Another traditional food is a large hunk of sheep, including the tail (see to the left). During the three or four days of the holiday they slice more meat off for their guests.

This cute little Mongolian boy is dressed in the traditional costume.  He was shy at first but eventually sang for us.  We were at his grandfather's house (Baatar--who is our driver and dear friend.)Probably the most universal traditional food for Tsagaan Sar is "buuz."  These are mutton filled, steamed dumplings.  Mongolians (each family) make thousands of them to serve to their friends during this holiday.  Their taste grows on you!  (Sister Powell is passing the buuz to Sister Caldwell).
All the Senior missionaries at Baatar's home on Tsagaan Sar.

This is the ger of some of our branch members--a very sweet family:  Batbayar, Batsetseg, and Urintsolmon.  Batbayar makes beautiful things out of carved wood.  They had us sit in the position of honor in their ger because we were the oldest!

When visiting homes, we always eat.  In addition to the mutton, the sweets, the buuz, the airag, there are rice dishes, salads, and other foods.  In keeping with "Tsagaan Sar" the first thing you eat must be white (usually a rice dish with milk, sugar and raisens). 

We visited our friends, Enkhtuvshin, his wife Dashgerel, and their daughter.  He was the first Branch President and the First District President in Mongolia.  He helped translate the Doctrine and Covenants and Pearl of Great Price and has the signed first copy in Mongolian.  They were the first Mongolian family sealed in the temple.  Their daughter was the first Mongolian child born to a couple sealed in the Temple.  What a lot of "Firsts!"  They are a wonderful family and a good example to many people here. 
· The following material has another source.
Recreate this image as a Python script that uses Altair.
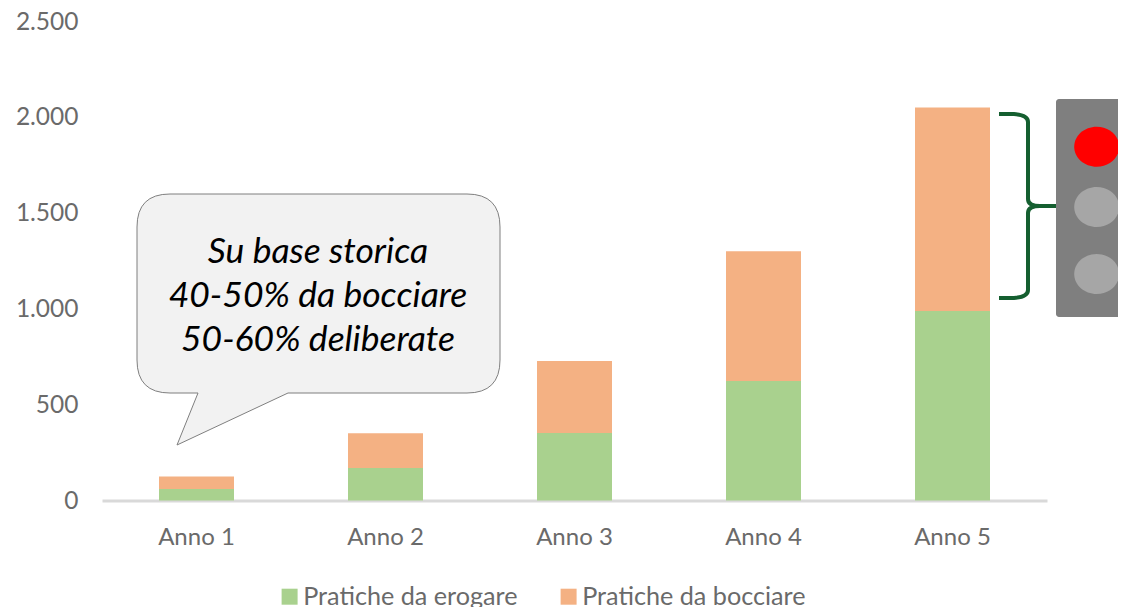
import altair as alt
import pandas as pd

categories = ["Anno 1", "Anno 2", "Anno 3", "Anno 4", "Anno 5"]
erogare = [60, 170, 352, 623, 988]
bocciare = [65, 180, 375, 677, 1061]
series_names = ["Pratiche da erogare", "Pratiche da bocciare"]
series_colors = ["#A9D18E", "#F4B183"]
callout_lines = ["Su base storica", "40-50% da bocciare", "50-60% deliberate"]
FONT = "Lato"
AX = "#6a6a6a"

rows = []
for i, c in enumerate(categories):
    rows.append({"cat": c, "s": series_names[0], "v": erogare[i], "o": 0})
    rows.append({"cat": c, "s": series_names[1], "v": bocciare[i], "o": 1})
df = pd.DataFrame(rows)

OX, OY = 102, 21  # plot origin on the page

bars = alt.Chart(df).mark_bar(size=75).encode(
    x=alt.X("cat:N", sort=categories, title=None, scale=alt.Scale(paddingInner=0.6, paddingOuter=0.3),
            axis=alt.Axis(labelAngle=0, labelFont=FONT, labelFontSize=24, labelColor=AX,
                          labelPadding=25, ticks=False, domainColor="#d9d9d9", domainWidth=3, grid=False)),
    y=alt.Y("v:Q", stack="zero", title=None, scale=alt.Scale(domain=[0, 2500], nice=False),
            axis=alt.Axis(values=[0, 500, 1000, 1500, 2000, 2500], grid=False, domain=False, ticks=False,
                          labelFont=FONT, labelFontSize=24.5, labelColor=AX, labelPadding=24, labelOffset=1,
                          labelExpr="replace(format(datum.value, ','), ',', '.')")),
    color=alt.Color("s:N", scale=alt.Scale(domain=series_names, range=series_colors), sort=series_names,
                    legend=alt.Legend(title=None, orient="none", direction="horizontal",
                                      legendX=175, legendY=563, symbolType="square", symbolSize=256,
                                      symbolStrokeWidth=0, labelFont=FONT, labelFontSize=25.2, labelColor=AX,
                                      labelLimit=0, columnPadding=38, labelOffset=1)),
    order=alt.Order("o:Q"),
)


def shape(path, fill=None, stroke=None, sw=1.0, x=-OX, y=-OY):
    kw = {"shape": path, "size": 4, "opacity": 1, "filled": fill is not None, "strokeWidth": sw}
    if fill:
        kw["fill"] = fill
    if stroke:
        kw["stroke"] = stroke
    else:
        kw["strokeWidth"] = 0
    return alt.Chart().mark_point(**kw).encode(x=alt.value(x), y=alt.value(y))


callout_path = ("M170 194 L467 194 Q500 194 500 227 L500 360 Q500 393 467 393 L288 393 L177 445 L198 393 "
                "L170 393 Q137 393 137 360 L137 227 Q137 194 170 194 Z")
callout = shape(callout_path, fill="#f2f2f2", stroke="#7f7f7f", sw=1)

texts = [
    alt.Chart(pd.DataFrame({"t": [line]})).mark_text(
        font=FONT, fontStyle="italic", fontSize=35.5, color="#000000", align="center", baseline="middle"
    ).encode(text="t:N", x=alt.value(318 - OX), y=alt.value(yy - OY))
    for line, yy in zip(callout_lines, [252, 296, 340])
]

brace_path = ("M999 114 L1014 114 Q1028 115 1028 122 L1028 199 Q1028 206 1040 206 L1056 206 "
              "M1040 206 Q1028 206 1028 213 L1028 290 Q1028 297 1014 298 L999 298")
brace = alt.Chart().mark_point(shape=brace_path, size=4, opacity=1, filled=False, stroke="#155F30",
                               strokeWidth=4, fill="transparent").encode(
    x=alt.value(-OX), y=alt.value(-OY))

panel = alt.Chart().mark_rect(fill="#7f7f7f", cornerRadius=3).encode(
    x=alt.value(1056 - OX), x2=alt.value(1135 - OX), y=alt.value(99 - OY), y2=alt.value(317 - OY))

ELL = "M-22.5 0 A22.5 20 0 1 1 22.5 0 A22.5 20 0 1 1 -22.5 0 Z"
lights = [shape(ELL, fill=c, x=1096.7 - OX, y=yy - OY)
          for c, yy in [("#ff0000", 146.7), ("#a6a6a6", 207), ("#a6a6a6", 274)]]

chart = alt.layer(bars, callout, *texts, brace, panel, *lights).properties(
    width=945, height=479.5,
    autosize=alt.AutoSizeParams(type="none"),
    padding={"left": OX - 8, "top": OY - 8, "right": 1126 - OX - 945 - 8, "bottom": 599 - (OY - 8) - 479.5},
).configure_view(stroke=None)

chart.save("out.html", embed_options={"renderer": "svg", "actions": False})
Here is a cute little girl dressed in traditional dress for Tsagaan Sar.  I think the clothing is very beautiful.

Another special experience this month was the baptism of two our our branch members.  One was eight years old and the other was 99!  I think she may be the oldest member of the Church in Mongolia.  I had visited both of these families in their homes and found them wonderful people. 
I was asked to get information about the baptism of the 99-year old,  Davaajargal.  She was born in Gobi Altai, Mongolia in 1901. She and her husband had four sons and two daughters. Many of her family are members of the Church. She was baptized a by her grandson, Dashzeveg. She was happy and excited about her baptism. Because of her age and difficulty walking, Dashzeveg and another priestholder helped Davaajargal into the font. She said the water was cold, but she felt calm.
She recently received a wheelchair from Deseret International Charities. Up until then, one of her family used to stay home from Church to care for her every week while the rest of the family went to church. After she received her wheelchair, she told her family she wanted to go.  So she went to church and felt the spirit there. She decided to be baptized. She told her daughter, “I think I am going to go pretty soon and I want to do what is right before I go.” Davaajargal’s husband died in 1980. She has had a recurring dream of seeing her husband in white clothes. She said when she sees him again, she is going to go with him.
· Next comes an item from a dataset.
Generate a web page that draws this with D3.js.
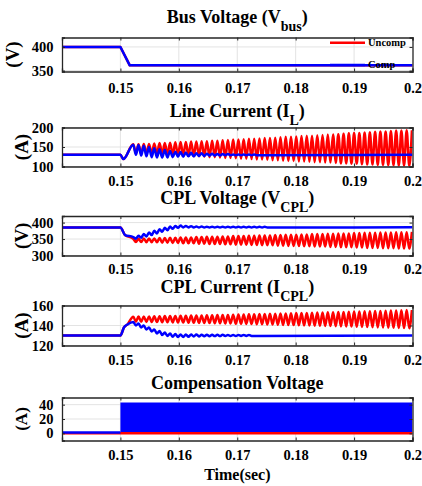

At her baptism, her daughter, Tsetsegmaa, read Davaajargal’s testimony for her, “I am so happy that I am joining this church. Our whole family are members of the Church. First our daughter helped me to know that there is a God and she showed me a good example and helped me to join the Church. My granddaughter is on a mission in California. May God bless my daughter. I want to give my testimony. There is a real God and he listens to my prayer and helped me to feel the Holy Ghost. I am so grateful that I have the opportunity to be together with my husband, my children, and that our family can be together and enter the kingdom of God. In the name of Jesus Christ, Amen.”

Then, to everyone’s surprise, Tsegtsegmaa pushed her mother in her wheelchair up the ramp to the microphone where Davaajargal personally expressed her thanks and happiness for her baptism.